Work instructions: Copy out the data below as written; omit any images.

Dataset excerpt:
[Begin]

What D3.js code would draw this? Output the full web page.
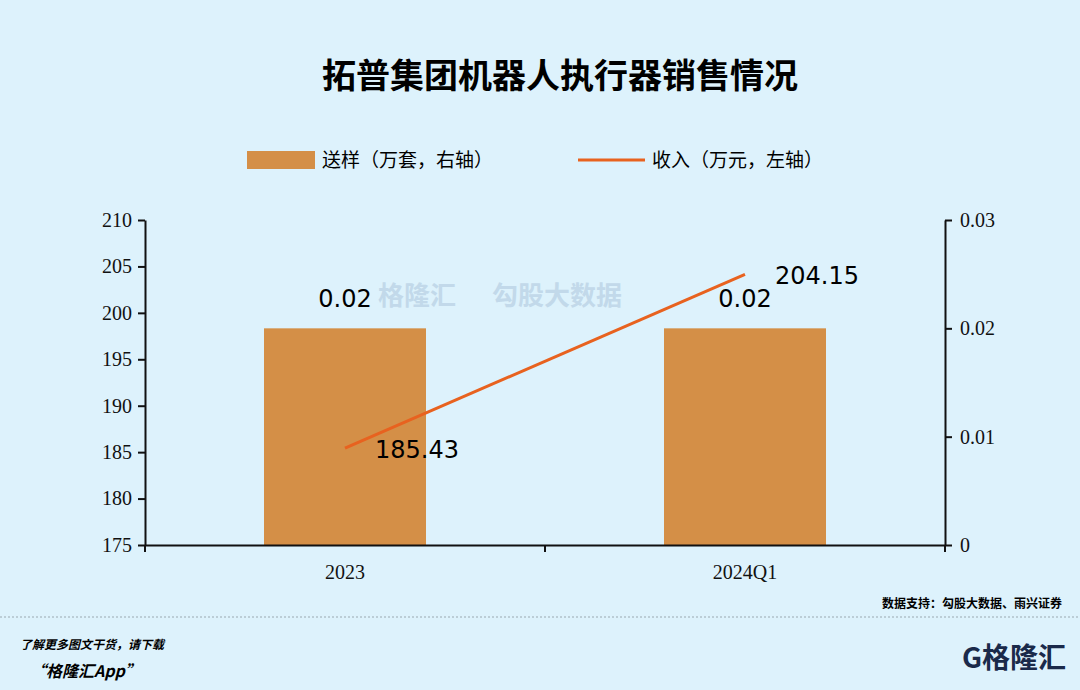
<!DOCTYPE html>
<html><head><meta charset="utf-8">
<script src="https://cdn.jsdelivr.net/npm/d3@7"></script>
<style>body{margin:0;background:#ddf2fc;}svg{display:block;}</style>
</head><body><svg id="c" width="1080" height="690"></svg>
<script>
// chart data
var categories = ["2023", "2024Q1"];
var samples = [0.02, 0.02];          // 送样（万套，右轴）
var revenue = [185.43, 204.15];      // 收入（万元，左轴）
var leftTicks = [175, 180, 185, 190, 195, 200, 205, 210];
var rightTicks = [0, 0.01, 0.02, 0.03];

(function () {
var svg = d3.select("#c"),
  left = 145, right = 945, plotTop = 220, bottom = 545,
  barColor = "#d48f47", lineColor = "#e8621f",
  serif = "'Liberation Serif','Times New Roman',serif",
  sans = "'Noto Sans CJK SC','Noto Sans',sans-serif";

svg.append("rect").attr("width", 1080).attr("height", 690).attr("fill", "#ddf2fc");

svg.append("text").attr("x", 560).attr("y", 88).attr("text-anchor", "middle")
  .attr("font-family", sans).attr("font-weight", "bold").attr("font-size", 34)
  .text("拓普集团机器人执行器销售情况");

// legend
svg.append("rect").attr("x", 247).attr("y", 151).attr("width", 68).attr("height", 18).attr("fill", barColor);
svg.append("text").attr("x", 322).attr("y", 167).attr("font-family", sans).attr("font-size", 19)
  .text("送样（万套，右轴）");
svg.append("line").attr("x1", 578).attr("x2", 645).attr("y1", 160).attr("y2", 160)
  .attr("stroke", lineColor).attr("stroke-width", 3);
svg.append("text").attr("x", 652).attr("y", 167).attr("font-family", sans).attr("font-size", 19)
  .text("收入（万元，左轴）");

// watermark
svg.append("text").attr("x", 378).attr("y", 305).attr("font-family", sans).attr("font-weight", "bold")
  .attr("font-size", 26).attr("fill", "#c2d9ea").text("格隆汇");
svg.append("text").attr("x", 492).attr("y", 305).attr("font-family", sans).attr("font-weight", "bold")
  .attr("font-size", 26).attr("fill", "#c2d9ea").text("勾股大数据");

var x = d3.scaleBand().domain(categories).range([left, right]).paddingInner(0).paddingOuter(0);
var yL = d3.scaleLinear().domain([175, 210]).range([bottom, plotTop]);
var yR = d3.scaleLinear().domain([0, 0.03]).range([bottom, plotTop]);
var barW = 162;

svg.selectAll(".bar").data(samples).enter().append("rect")
  .attr("x", function (d, i) { return x(categories[i]) + x.bandwidth() / 2 - barW / 2; })
  .attr("y", function (d) { return yR(d); })
  .attr("width", barW)
  .attr("height", function (d) { return bottom - yR(d); })
  .attr("fill", barColor);

var line = d3.line()
  .x(function (d, i) { return x(categories[i]) + x.bandwidth() / 2; })
  .y(function (d) { return yL(d); });
svg.append("path").datum(revenue).attr("d", line).attr("fill", "none")
  .attr("stroke", lineColor).attr("stroke-width", 3);

svg.selectAll(".bl").data(samples).enter().append("text")
  .attr("x", function (d, i) { return x(categories[i]) + x.bandwidth() / 2; })
  .attr("y", function (d) { return yR(d) - 21; })
  .attr("text-anchor", "middle").attr("font-family", "'DejaVu Sans',sans-serif").attr("font-size", 24)
  .text(function (d) { return d.toFixed(2); });
svg.selectAll(".ll").data(revenue).enter().append("text")
  .attr("x", function (d, i) { return x(categories[i]) + x.bandwidth() / 2 + 72; })
  .attr("y", function (d) { return yL(d) + 10; })
  .attr("text-anchor", "middle").attr("font-family", "'DejaVu Sans',sans-serif").attr("font-size", 24)
  .text(function (d) { return d.toFixed(2); });

function styleAxis(g) {
  g.selectAll("path,line").attr("stroke", "#111").attr("stroke-width", 2);
  g.selectAll("text").attr("font-family", serif).attr("font-size", 20).attr("fill", "#111");
}
svg.append("g").attr("transform", "translate(" + left + ",0)")
  .call(d3.axisLeft(yL).tickValues(leftTicks).tickSize(7).tickSizeOuter(0).tickPadding(6))
  .call(styleAxis);
svg.append("g").attr("transform", "translate(" + right + ",0)")
  .call(d3.axisRight(yR).tickValues(rightTicks).tickSize(7).tickSizeOuter(0).tickPadding(8)
    .tickFormat(function (d) { return d === 0 ? "0" : d.toFixed(2); }))
  .call(styleAxis);
var xg = svg.append("g").attr("transform", "translate(0," + bottom + ")")
  .call(d3.axisBottom(x).tickSize(0).tickPadding(20))
  .call(styleAxis);
xg.selectAll(".sep").data([left, left + x.bandwidth(), right]).enter().append("line")
  .attr("x1", function (d) { return d; }).attr("x2", function (d) { return d; })
  .attr("y1", 0).attr("y2", 7).attr("stroke", "#111").attr("stroke-width", 2);
xg.selectAll("text").attr("dy", "0.71em");

// footer
svg.append("text").attr("x", 1062).attr("y", 608).attr("text-anchor", "end")
  .attr("font-family", sans).attr("font-weight", "bold").attr("font-size", 12).text("数据支持：勾股大数据、雨兴证券");
svg.append("line").attr("x1", 0).attr("x2", 1080).attr("y1", 617).attr("y2", 617)
  .attr("stroke", "#9aa8b0").attr("stroke-dasharray", "2,2");
svg.append("text").attr("x", 20).attr("y", 649).attr("font-family", sans).attr("font-style", "italic")
  .attr("font-weight", "bold").attr("font-size", 12).text("了解更多图文干货，请下载");
svg.append("text").attr("x", 30).attr("y", 677).attr("font-family", sans).attr("font-style", "italic")
  .attr("font-weight", "bold").attr("font-size", 16).text("“格隆汇App”");
svg.append("text").attr("x", 962).attr("y", 668).attr("font-family", sans).attr("font-weight", "bold")
  .attr("font-size", 28).attr("fill", "#1a2a4a").text("G格隆汇");
})();
</script></body></html>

[End]

Correct output:
What D3.js code would draw this? Output the full web page.
<!DOCTYPE html>
<html><head><meta charset="utf-8">
<script src="https://cdn.jsdelivr.net/npm/d3@7"></script>
<style>body{margin:0;background:#ddf2fc;}svg{display:block;}</style>
</head><body><svg id="c" width="1080" height="690"></svg>
<script>
// chart data
var categories = ["2023", "2024Q1"];
var samples = [0.02, 0.02];          // 送样（万套，右轴）
var revenue = [185.43, 204.15];      // 收入（万元，左轴）
var leftTicks = [175, 180, 185, 190, 195, 200, 205, 210];
var rightTicks = [0, 0.01, 0.02, 0.03];

(function () {
var svg = d3.select("#c"),
  left = 145, right = 945, plotTop = 220, bottom = 545,
  barColor = "#d48f47", lineColor = "#e8621f",
  serif = "'Liberation Serif','Times New Roman',serif",
  sans = "'Noto Sans CJK SC','Noto Sans',sans-serif";

svg.append("rect").attr("width", 1080).attr("height", 690).attr("fill", "#ddf2fc");

svg.append("text").attr("x", 560).attr("y", 88).attr("text-anchor", "middle")
  .attr("font-family", sans).attr("font-weight", "bold").attr("font-size", 34)
  .text("拓普集团机器人执行器销售情况");

// legend
svg.append("rect").attr("x", 247).attr("y", 151).attr("width", 68).attr("height", 18).attr("fill", barColor);
svg.append("text").attr("x", 322).attr("y", 167).attr("font-family", sans).attr("font-size", 19)
  .text("送样（万套，右轴）");
svg.append("line").attr("x1", 578).attr("x2", 645).attr("y1", 160).attr("y2", 160)
  .attr("stroke", lineColor).attr("stroke-width", 3);
svg.append("text").attr("x", 652).attr("y", 167).attr("font-family", sans).attr("font-size", 19)
  .text("收入（万元，左轴）");

// watermark
svg.append("text").attr("x", 378).attr("y", 305).attr("font-family", sans).attr("font-weight", "bold")
  .attr("font-size", 26).attr("fill", "#c2d9ea").text("格隆汇");
svg.append("text").attr("x", 492).attr("y", 305).attr("font-family", sans).attr("font-weight", "bold")
  .attr("font-size", 26).attr("fill", "#c2d9ea").text("勾股大数据");

var x = d3.scaleBand().domain(categories).range([left, right]).paddingInner(0).paddingOuter(0);
var yL = d3.scaleLinear().domain([175, 210]).range([bottom, plotTop]);
var yR = d3.scaleLinear().domain([0, 0.03]).range([bottom, plotTop]);
var barW = 162;

svg.selectAll(".bar").data(samples).enter().append("rect")
  .attr("x", function (d, i) { return x(categories[i]) + x.bandwidth() / 2 - barW / 2; })
  .attr("y", function (d) { return yR(d); })
  .attr("width", barW)
  .attr("height", function (d) { return bottom - yR(d); })
  .attr("fill", barColor);

var line = d3.line()
  .x(function (d, i) { return x(categories[i]) + x.bandwidth() / 2; })
  .y(function (d) { return yL(d); });
svg.append("path").datum(revenue).attr("d", line).attr("fill", "none")
  .attr("stroke", lineColor).attr("stroke-width", 3);

svg.selectAll(".bl").data(samples).enter().append("text")
  .attr("x", function (d, i) { return x(categories[i]) + x.bandwidth() / 2; })
  .attr("y", function (d) { return yR(d) - 21; })
  .attr("text-anchor", "middle").attr("font-family", "'DejaVu Sans',sans-serif").attr("font-size", 24)
  .text(function (d) { return d.toFixed(2); });
svg.selectAll(".ll").data(revenue).enter().append("text")
  .attr("x", function (d, i) { return x(categories[i]) + x.bandwidth() / 2 + 72; })
  .attr("y", function (d) { return yL(d) + 10; })
  .attr("text-anchor", "middle").attr("font-family", "'DejaVu Sans',sans-serif").attr("font-size", 24)
  .text(function (d) { return d.toFixed(2); });

function styleAxis(g) {
  g.selectAll("path,line").attr("stroke", "#111").attr("stroke-width", 2);
  g.selectAll("text").attr("font-family", serif).attr("font-size", 20).attr("fill", "#111");
}
svg.append("g").attr("transform", "translate(" + left + ",0)")
  .call(d3.axisLeft(yL).tickValues(leftTicks).tickSize(7).tickSizeOuter(0).tickPadding(6))
  .call(styleAxis);
svg.append("g").attr("transform", "translate(" + right + ",0)")
  .call(d3.axisRight(yR).tickValues(rightTicks).tickSize(7).tickSizeOuter(0).tickPadding(8)
    .tickFormat(function (d) { return d === 0 ? "0" : d.toFixed(2); }))
  .call(styleAxis);
var xg = svg.append("g").attr("transform", "translate(0," + bottom + ")")
  .call(d3.axisBottom(x).tickSize(0).tickPadding(20))
  .call(styleAxis);
xg.selectAll(".sep").data([left, left + x.bandwidth(), right]).enter().append("line")
  .attr("x1", function (d) { return d; }).attr("x2", function (d) { return d; })
  .attr("y1", 0).attr("y2", 7).attr("stroke", "#111").attr("stroke-width", 2);
xg.selectAll("text").attr("dy", "0.71em");

// footer
svg.append("text").attr("x", 1062).attr("y", 608).attr("text-anchor", "end")
  .attr("font-family", sans).attr("font-weight", "bold").attr("font-size", 12).text("数据支持：勾股大数据、雨兴证券");
svg.append("line").attr("x1", 0).attr("x2", 1080).attr("y1", 617).attr("y2", 617)
  .attr("stroke", "#9aa8b0").attr("stroke-dasharray", "2,2");
svg.append("text").attr("x", 20).attr("y", 649).attr("font-family", sans).attr("font-style", "italic")
  .attr("font-weight", "bold").attr("font-size", 12).text("了解更多图文干货，请下载");
svg.append("text").attr("x", 30).attr("y", 677).attr("font-family", sans).attr("font-style", "italic")
  .attr("font-weight", "bold").attr("font-size", 16).text("“格隆汇App”");
svg.append("text").attr("x", 962).attr("y", 668).attr("font-family", sans).attr("font-weight", "bold")
  .attr("font-size", 28).attr("fill", "#1a2a4a").text("G格隆汇");
})();
</script></body></html>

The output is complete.